Produce a **markdown report** with:

### Header

- **Detected language(s)**: e.g. "Rust (primary), Markdown (docs)"
- **Manifest files found**: e.g. `Cargo.toml`, `Cargo.lock`
- **Native tooling available**: e.g. "cargo (yes), cargo-audit (yes), clippy (yes), cargo-outdated (no — recommend install)"
- **Stages run vs skipped**: be explicit about why
- **Audit window**: e.g. "git history: 1,437 commits, 6 months churn analysis"

### Score: X / 100

| Dimension | Weight | Score | Notes |
|---|---|---|---|
| Language tooling health (lint, typecheck) | 15 | | |
| Dependency posture (CVE + staleness) | 15 | | |
| Test coverage & ratio | 15 | | |
| Code structure (module org, god files) | 15 | | |
| Error handling discipline | 10 | | |
| Documentation | 10 | | |
| CI/CD & build hygiene | 10 | | |
| Git workflow (commits, reverts, churn) | 10 | | |

Adjust weights when a dimension doesn't apply (e.g. no CI, no deps) and re-normalize so the total is still 100.

### Critical findings

For each (only confidence ≥ 0.8):
- **Category** (god_file, missing_ci, untested_critical_path, dependency_cve, etc.)
- **Severity** (Critical / High / Medium)
- **Evidence** — file:line, command output, git stat
- **Why it matters** — what breaks or who gets paged
- **Recommendation** — concrete next step

### Healthy patterns

A short list of what the repo is doing right.
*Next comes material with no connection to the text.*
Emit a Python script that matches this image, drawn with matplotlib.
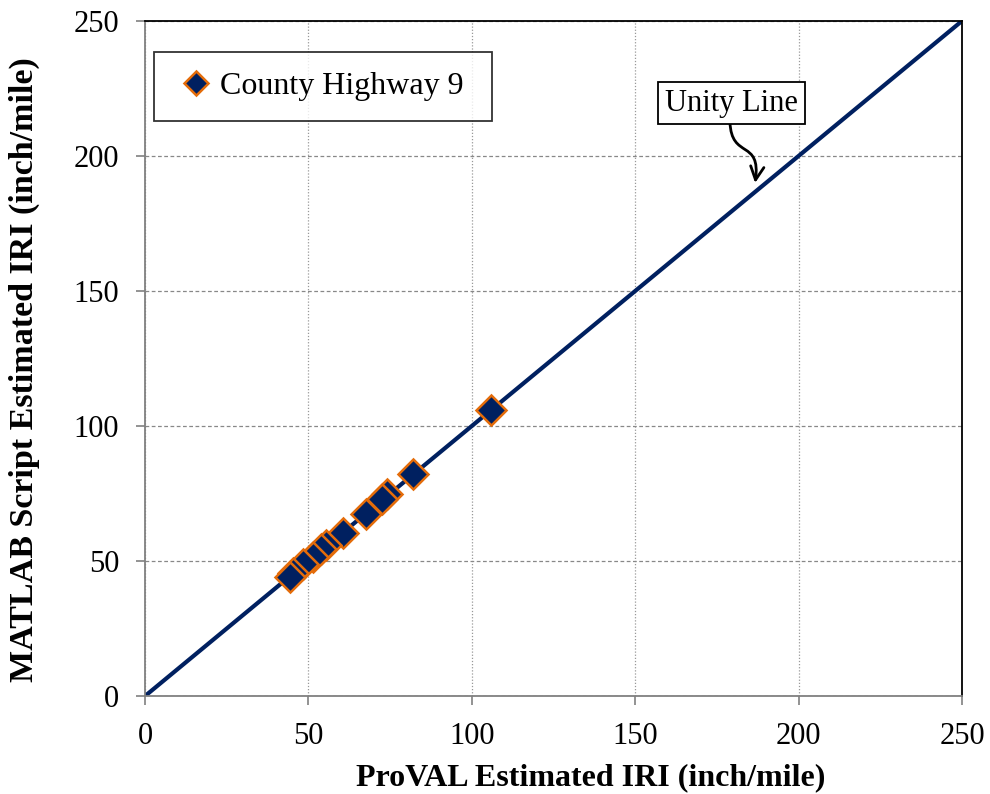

Builds trust in the audit; stops the report from being all doom.

### Per-language deep dive

Only the section(s) for detected language(s). Don't include "Python deps: 0" if there's no Python.

### Recommended next steps

Prioritized list. P0 = ship-blocker (security CVE, missing CI). P1 = next sprint (refactor god files, fill test gaps). P2 = ongoing (tighten clippy lints, improve docs).

### What was NOT examined

Be explicit. "Did not run live security scan (no `cargo-audit` installed). Did not analyze branches other than main. Did not review unmerged PRs."

## Output discipline

- **Be language-aware.** Refuse to apply JS metrics to Rust or Rust metrics to JS. If you're not sure what language something is, look at the manifest first.
- **Be honest about gaps.** "Skipped because tool not installed" is better than fabricating a metric.
- **No fake zeros.** "Cargo deps: 0" when `Cargo.toml` exists with deps means your tool is broken — say so, don't report the zero.
- **Cite evidence.** Every finding gets a file:line, a command output, or a git stat. No hand-wavy "this seems risky."
- **Match the ecosystem.** A Rust project with 0 try/catch is correct. A Python project with no docstrings on classes is a finding. Apply the right yardstick.
- **Don't pad.** A 60/100 with five sharp findings beats 60/100 with thirty bullet points of generic advice.
- **The score is for the current state of `main`** (or default branch) unless the user asks for a per-branch or per-PR scope.